My phone rings and it’s my ol’ college football buddy Forrest Gump.

I recognize his Alabama drawl immediately. “So, Forrest, what prompts the call?” I ask.

Forrest: “Well, now that I have a lot of money and can’t be bought by oil company lobbyists, I thought you might want to talk to me about your beautiful state and something called “stranded gas.” Now you know I’m not a smart man, but I do know what stranded means. See, I’m a lot like that fellow Tom Irwin, and I can read.”

Me: “Forrest, you must have seen in our newspapers that our governor wants to have our best and brightest legislators change more than 10 details about that stranded gas act. Now, funny thing is, if those 10 or so items need to be changed now to make the gas deal fall within the law, doesn’t that mean that the governor made a deal he knew was not legal?”

Forrest: “Well, that gas line deal, like so many, is a real box of chocolates. You just never really know what you’re gonna get stuck with. I’m not a smart lawyer either, and neither is that governor of yours, so that’s all I have to say about that.”

Me: “Well, maybe you’re not the smartest man, Forrest, but you are a good, honest man. Now, if your governor made a deal where the Legislature couldn’t do its duty by changing a law for 45 years, and your courts and Department of Law couldn’t make right some detail of that deal because all disputes had to be given to an appointed ‘tribunal,’ and, finally, you as a voter, who served in Vietnam, and got the Congressional Medal of Honor, and played ping-pong as a great patriot, couldn’t even change your laws by an initiative of the voters because your governor’s gas deal signed away that right too… I think you can see why we’re a bit worried about where this is going. Sometimes I wish I were a smarter man too, Forrest, but I am who I am.

“And Alaska seems to be giving up just about all its important rights for this governor’s deal. Let me count them out for you:

“1. The Legislature can’t do its constitutional duty and change tax laws.

“2. The people or the government can’t make any legal challenges to the law or the whole deal in court.
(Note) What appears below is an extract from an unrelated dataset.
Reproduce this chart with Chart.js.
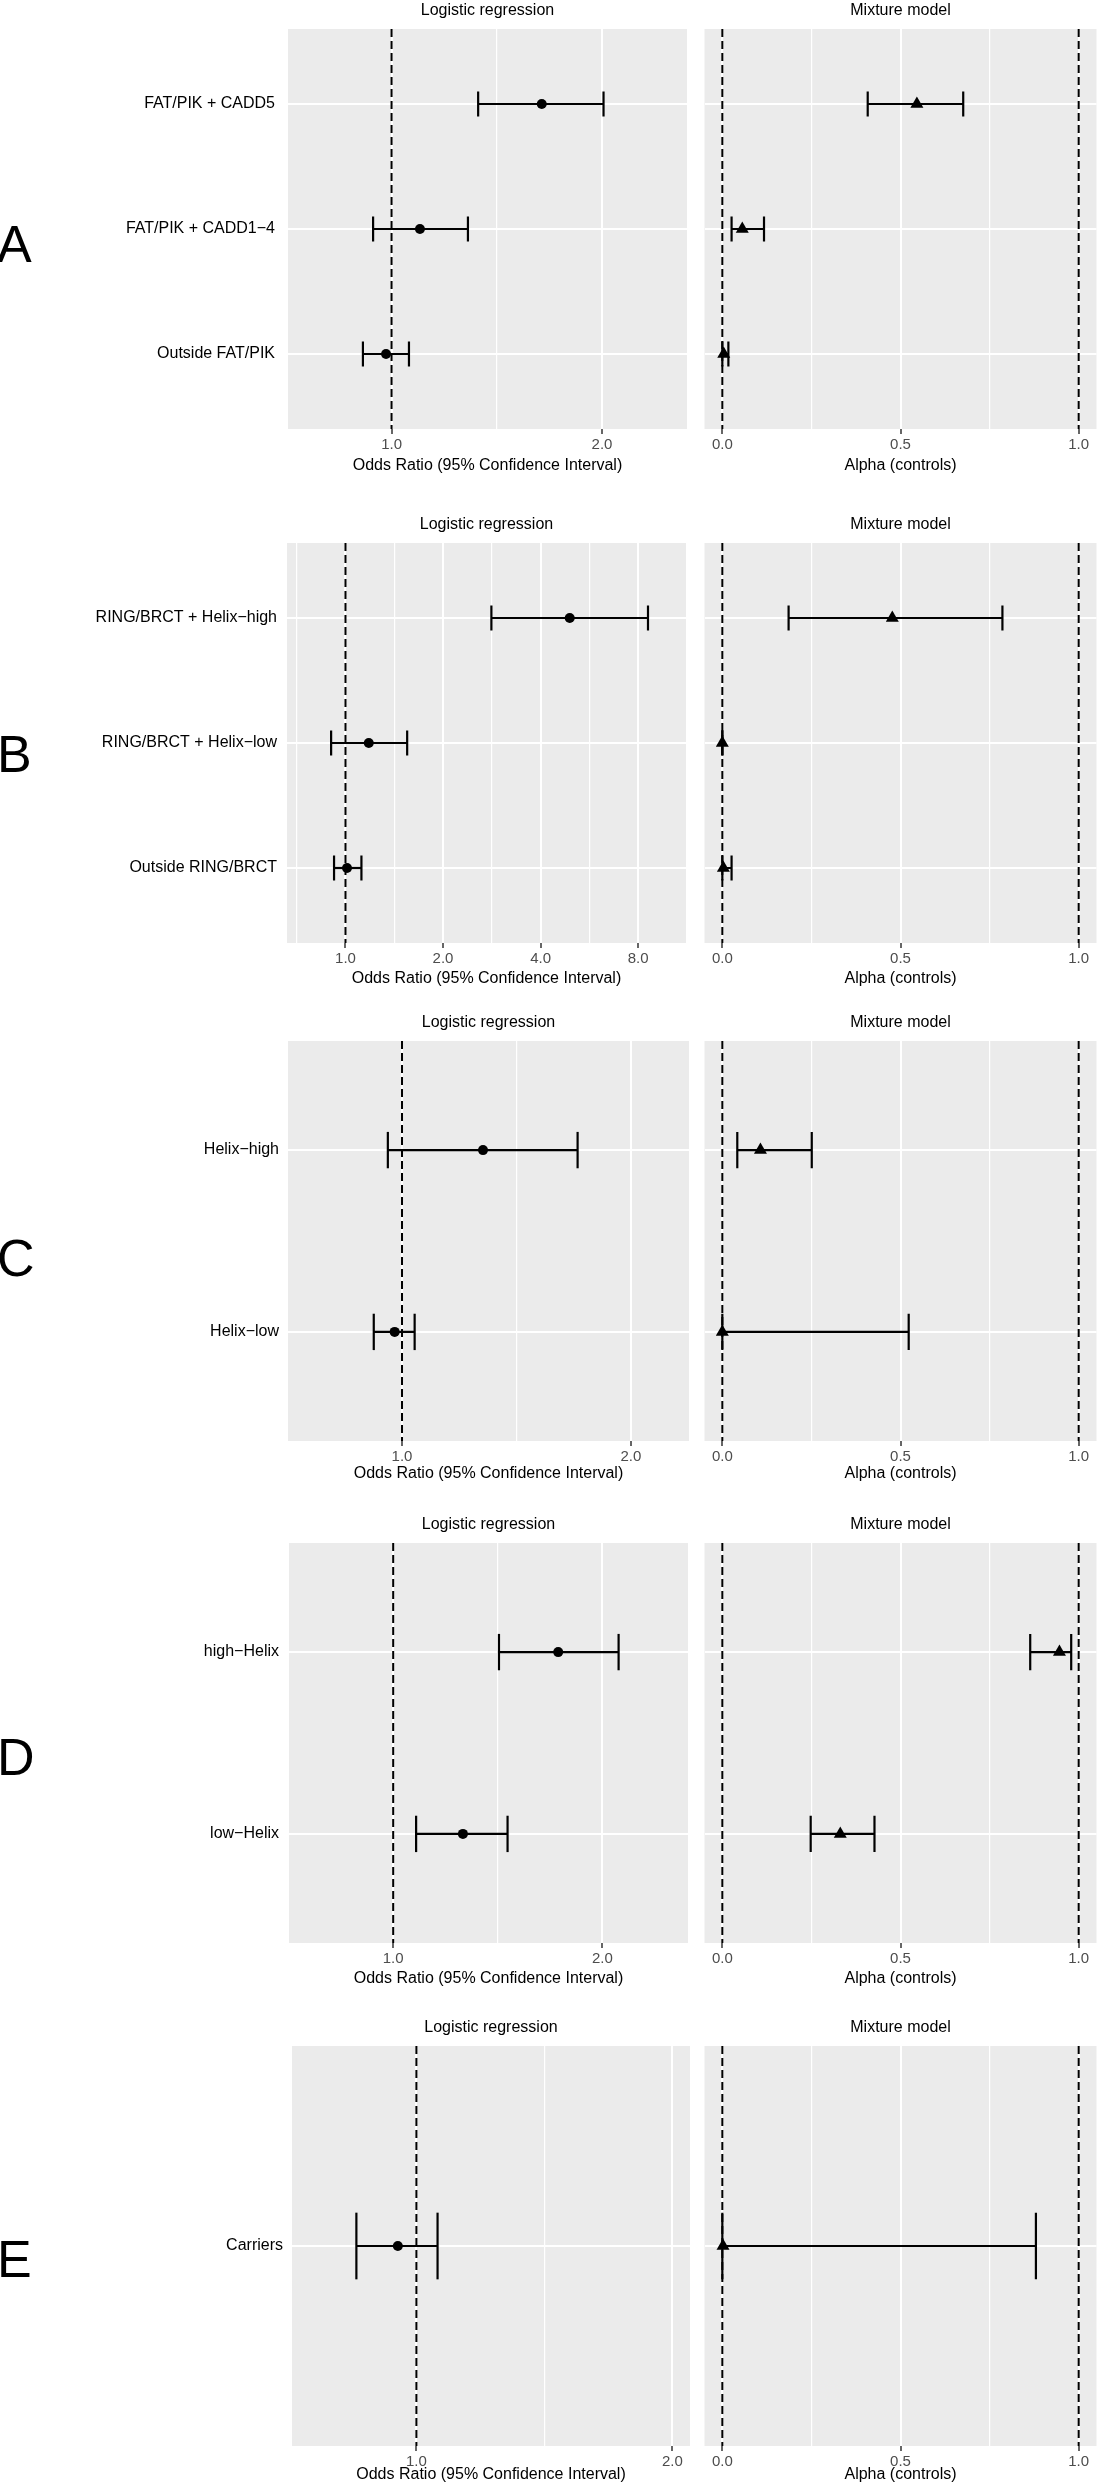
<!DOCTYPE html>
<html>
<head>
<meta charset="utf-8">
<title>Logistic regression vs mixture model</title>
<script src="https://cdn.jsdelivr.net/npm/chart.js@4.4.1/dist/chart.umd.min.js"></script>
<style>
  html, body { margin: 0; padding: 0; background: #fff; overflow: hidden; }
  #page { position: relative; width: 1104px; height: 2484px; overflow: hidden; }
  canvas { position: absolute; }
  .letter { position: absolute; left: -3px; font: 52px "Liberation Sans", Arial, sans-serif; line-height: 1; transform: translateY(-50%); }
</style>
</head>
<body>
<div id="page"></div>
<script>
// ---- data ----
// A
const catsA = ['FAT/PIK + CADD5', 'FAT/PIK + CADD1−4', 'Outside FAT/PIK'];
const orA = [1.64, 1.098, 0.982];
const orLoA = [1.33, 0.941, 0.910];
const orHiA = [2.01, 1.286, 1.059];
const alphaA = [0.546, 0.056, 0.004];
const alphaLoA = [0.408, 0.026, 0.0];
const alphaHiA = [0.676, 0.117, 0.017];
const orLimitsA = [0.711, 2.646];
const orBreaksA = [1, 2];

// B
const catsB = ['RING/BRCT + Helix−high', 'RING/BRCT + Helix−low', 'Outside RING/BRCT'];
const orB = [4.92, 1.18, 1.011];
const orLoB = [2.82, 0.903, 0.922];
const orHiB = [8.58, 1.55, 1.12];
const alphaB = [0.477, 0.0, 0.003];
const alphaLoB = [0.186, 0.0, 0.0];
const alphaHiB = [0.786, 0.0, 0.026];
const orLimitsB = [0.66, 11.24];
const orBreaksB = [1, 2, 4, 8];

// C
const catsC = ['Helix−high', 'Helix−low'];
const orC = [1.278, 0.978];
const orLoC = [0.958, 0.918];
const orHiC = [1.702, 1.039];
const alphaC = [0.107, 0.0];
const alphaLoC = [0.042, 0.0];
const alphaHiC = [0.251, 0.523];
const orLimitsC = [0.708, 2.385];
const orBreaksC = [1, 2];

// D
const catsD = ['high−Helix', 'low−Helix'];
const orD = [1.728, 1.26];
const orLoD = [1.42, 1.079];
const orHiD = [2.111, 1.461];
const alphaD = [0.946, 0.331];
const alphaLoD = [0.864, 0.248];
const alphaHiD = [0.979, 0.427];
const orLimitsD = [0.708, 2.657];
const orBreaksD = [1, 2];

// E
const catsE = ['Carriers'];
const orE = [0.951];
const orLoE = [0.850];
const orHiE = [1.059];
const alphaE = [0.002];
const alphaLoE = [0.0];
const alphaHiE = [0.880];
const orLimitsE = [0.714, 2.098];
const orBreaksE = [1, 2];

const alphaLimits = [-0.05, 1.05];
const alphaBreaks = [0, 0.5, 1];
const alphaMinor = [0.25, 0.75];
const orRef = [1];
const alphaRef = [0, 1];

const rows = [
  { letter: 'A', cats: catsA, or: orA, orLo: orLoA, orHi: orHiA, alpha: alphaA, alphaLo: alphaLoA, alphaHi: alphaHiA, orLimits: orLimitsA, orBreaks: orBreaksA },
  { letter: 'B', cats: catsB, or: orB, orLo: orLoB, orHi: orHiB, alpha: alphaB, alphaLo: alphaLoB, alphaHi: alphaHiB, orLimits: orLimitsB, orBreaks: orBreaksB },
  { letter: 'C', cats: catsC, or: orC, orLo: orLoC, orHi: orHiC, alpha: alphaC, alphaLo: alphaLoC, alphaHi: alphaHiC, orLimits: orLimitsC, orBreaks: orBreaksC },
  { letter: 'D', cats: catsD, or: orD, orLo: orLoD, orHi: orHiD, alpha: alphaD, alphaLo: alphaLoD, alphaHi: alphaHiD, orLimits: orLimitsD, orBreaks: orBreaksD },
  { letter: 'E', cats: catsE, or: orE, orLo: orLoE, orHi: orHiE, alpha: alphaE, alphaLo: alphaLoE, alphaHi: alphaHiE, orLimits: orLimitsE, orBreaks: orBreaksE }
];

// where each row sits on the page (px)
const placement = [
  { top: 29, letterY: 244, orX: [288, 687], alX: [702, 1102], gap: 13, axisH: 46 },
  { top: 543, letterY: 754, orX: [287, 686], alX: [703, 1102], gap: 10, axisH: 45 },
  { top: 1041, letterY: 1258, orX: [288, 689], alX: [703, 1102], gap: 9, axisH: 42 },
  { top: 1543, letterY: 1757, orX: [289, 688], alX: [702, 1102], gap: 10, axisH: 45 },
  { top: 2046, letterY: 2259, orX: [292, 691], alX: [704, 1102], gap: 9, axisH: 38 }
];

const FONT = '"Liberation Sans", Arial, Helvetica, sans-serif';
Chart.defaults.font.family = FONT;
const page = document.getElementById('page');

const panelBg = {
  id: 'panelBg',
  beforeDraw(chart) {
    const { ctx, chartArea: a } = chart;
    ctx.save();
    ctx.fillStyle = '#EBEBEB';
    ctx.fillRect(a.left, a.top, a.right - a.left, a.bottom - a.top);
    ctx.restore();
  }
};

const panelTitle = {
  id: 'panelTitle',
  afterDraw(chart, args, opts) {
    const { ctx, chartArea: a } = chart;
    ctx.save();
    ctx.font = '16px ' + FONT;
    ctx.fillStyle = '#000';
    ctx.textAlign = 'center';
    ctx.textBaseline = 'middle';
    ctx.fillText(opts.text, (a.left + a.right) / 2, a.top - 18);
    ctx.restore();
  }
};

// minor breaks halfway between majors on the log axis
function logMinors(breaks) {
  const all = [breaks[0] / 2, ...breaks, breaks[breaks.length - 1] * 2];
  const out = [];
  for (let i = 1; i < all.length; i++) out.push(Math.sqrt(all[i - 1] * all[i]));
  return out;
}

// error bar caps are 0.2 category units tall
const capHalf = ctx => {
  const y = ctx.chart.scales.y;
  return Math.abs(y.getPixelForValue(0.1) - y.getPixelForValue(0));
};

function makePanel(p) {
  const canvas = document.createElement('canvas');
  canvas.width = p.width;
  canvas.height = 29 + 400 + p.axisH;
  canvas.style.left = p.left + 'px';
  canvas.style.top = (p.top - 29) + 'px';
  page.appendChild(canvas);

  const n = p.cats.length;
  const yMin = -0.6, yMax = n - 0.4;
  const tickList = () => [...p.majors.map(v => ({ value: v })), ...p.minors.map(v => ({ value: v, minor: true }))]
    .filter(t => t.value >= p.limits[0] && t.value <= p.limits[1])
    .sort((a, b) => a.value - b.value);

  const datasets = [];
  p.ref.forEach(v => {
    datasets.push({
      data: [{ x: v, y: yMin }, { x: v, y: yMax }],
      showLine: true, borderColor: '#000', borderWidth: 2, borderDash: [8, 4],
      pointRadius: 0, order: 3
    });
  });
  p.cats.forEach((c, i) => {
    datasets.push({
      data: [{ x: p.lo[i], y: i }, { x: p.hi[i], y: i }],
      showLine: true, borderColor: '#000', borderWidth: 2.2,
      pointStyle: 'line', pointRotation: 90, pointRadius: capHalf,
      pointBorderWidth: 2.2, pointBorderColor: '#000', order: 2
    });
  });
  datasets.push({
    data: p.cats.map((c, i) => ({ x: p.est[i], y: i })),
    pointStyle: p.shape, pointRadius: p.radius,
    pointBackgroundColor: '#000', pointBorderWidth: 0, order: 1
  });

  new Chart(canvas, {
    type: 'scatter',
    data: { datasets },
    plugins: [panelBg, panelTitle],
    options: {
      responsive: false, animation: false, devicePixelRatio: 1, events: [],
      layout: { padding: { top: 29, left: p.padLeft, right: p.padRight, bottom: 0 } },
      plugins: { legend: { display: false }, tooltip: { enabled: false }, panelTitle: { text: p.title } },
      scales: {
        x: {
          type: p.xType, min: p.limits[0], max: p.limits[1], bounds: 'data',
          afterBuildTicks: s => { s.ticks = tickList(); },
          afterFit: s => { s.height = p.axisH; },
          border: { display: false },
          grid: {
            color: '#FFFFFF',
            lineWidth: c => (c.tick && c.tick.minor ? 1.2 : 2),
            drawTicks: true, tickLength: 5, tickWidth: 1.5,
            tickColor: c => (c.tick && c.tick.minor ? 'rgba(0,0,0,0)' : '#333333')
          },
          ticks: {
            autoSkip: false, maxRotation: 0, padding: 2, color: '#4D4D4D',
            font: { size: 15 },
            callback: (v, i, t) => (t[i] && t[i].minor ? '' : Number(v).toFixed(1))
          },
          title: { display: true, text: p.xTitle, color: '#000', font: { size: 16 }, padding: 0 }
        },
        y: {
          type: 'linear', reverse: true, min: yMin, max: yMax, bounds: 'data',
          afterBuildTicks: s => { s.ticks = p.cats.map((c, i) => ({ value: i })); },
          afterFit: s => { s.width = p.yWidth; },
          border: { display: false },
          grid: { color: '#FFFFFF', lineWidth: 2, drawTicks: false },
          ticks: {
            display: p.showCats, autoSkip: false, padding: p.gap, color: '#000',
            font: { size: 16 },
            callback: v => p.cats[Math.round(v)]
          }
        }
      }
    }
  });
}

rows.forEach((r, k) => {
  const pl = placement[k];

  const letter = document.createElement('div');
  letter.className = 'letter';
  letter.textContent = r.letter;
  letter.style.top = pl.letterY + 'px';
  page.appendChild(letter);

  // logistic regression panel
  makePanel({
    left: 40, width: 655, top: pl.top, axisH: pl.axisH,
    padLeft: 0, padRight: 695 - pl.orX[1], yWidth: pl.orX[0] - 40,
    cats: r.cats, est: r.or, lo: r.orLo, hi: r.orHi,
    xType: 'logarithmic', limits: r.orLimits, majors: r.orBreaks, minors: logMinors(r.orBreaks),
    ref: orRef, shape: 'circle', radius: 5, showCats: true, gap: pl.gap,
    title: 'Logistic regression', xTitle: 'Odds Ratio (95% Confidence Interval)'
  });

  // mixture model panel
  makePanel({
    left: 697, width: 407, top: pl.top, axisH: pl.axisH,
    padLeft: pl.alX[0] - 697, padRight: 1104 - pl.alX[1], yWidth: 0,
    cats: r.cats, est: r.alpha, lo: r.alphaLo, hi: r.alphaHi,
    xType: 'linear', limits: alphaLimits, majors: alphaBreaks, minors: alphaMinor,
    ref: alphaRef, shape: 'triangle', radius: 7.5, showCats: false, gap: 0,
    title: 'Mixture model', xTitle: 'Alpha (controls)'
  });
});
</script>
</body>
</html>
They are virtually powerless, so the basic power of our state to challenge legal aspects of the gas deal is taken from us.

“3. We can’t change taxes by the only method that’s left to us: voting on a people’s initiative petition. So we can’t vote, nor can the Legislature act, nor can any of us sue in the courts to make right the things we find are not working.

“We might as well be prisoners at the Guantanamo Base for all the rights we’ve had taken away by this deal. What do you think Forrest?”

Forrest: “Well as you know, I’m not a smart man, but I do know what stupid is, and stupid is as stupid does. This deal, if what you said is true, is just downright stupid. Worse, it makes you slaves to that law and to the oil companies. At least that’s what it seems like to me. Now, I don’t know for sure, but I think I’d get that old stranded gas law out and not bulldoze it away but see why it had those 10 items in it in the first place.”

Me: “I think that’s a pretty good idea, Forrest. All this makes me pretty tired, so I guess I’ll have to think more about it. Sure is good to talk to you, and you make me think that the future ought to be better than this gas deal would make it. I remember that you once wondered whether we all have a destiny, or whether we are all just floating around without a plan. Seems like the governor wants to give us the wrong destiny.”

Forrest: “I found that before you eat a box of chocolates, you’ve got to make sure they are real chocolates first, and open the box. You might be real disappointed if you aren’t careful.”

Me: “Thanks, Forrest. I’ll tell the Legislature.”

Rich Seifert is an energy and housing specialist at the University of Alaska Fairbanks.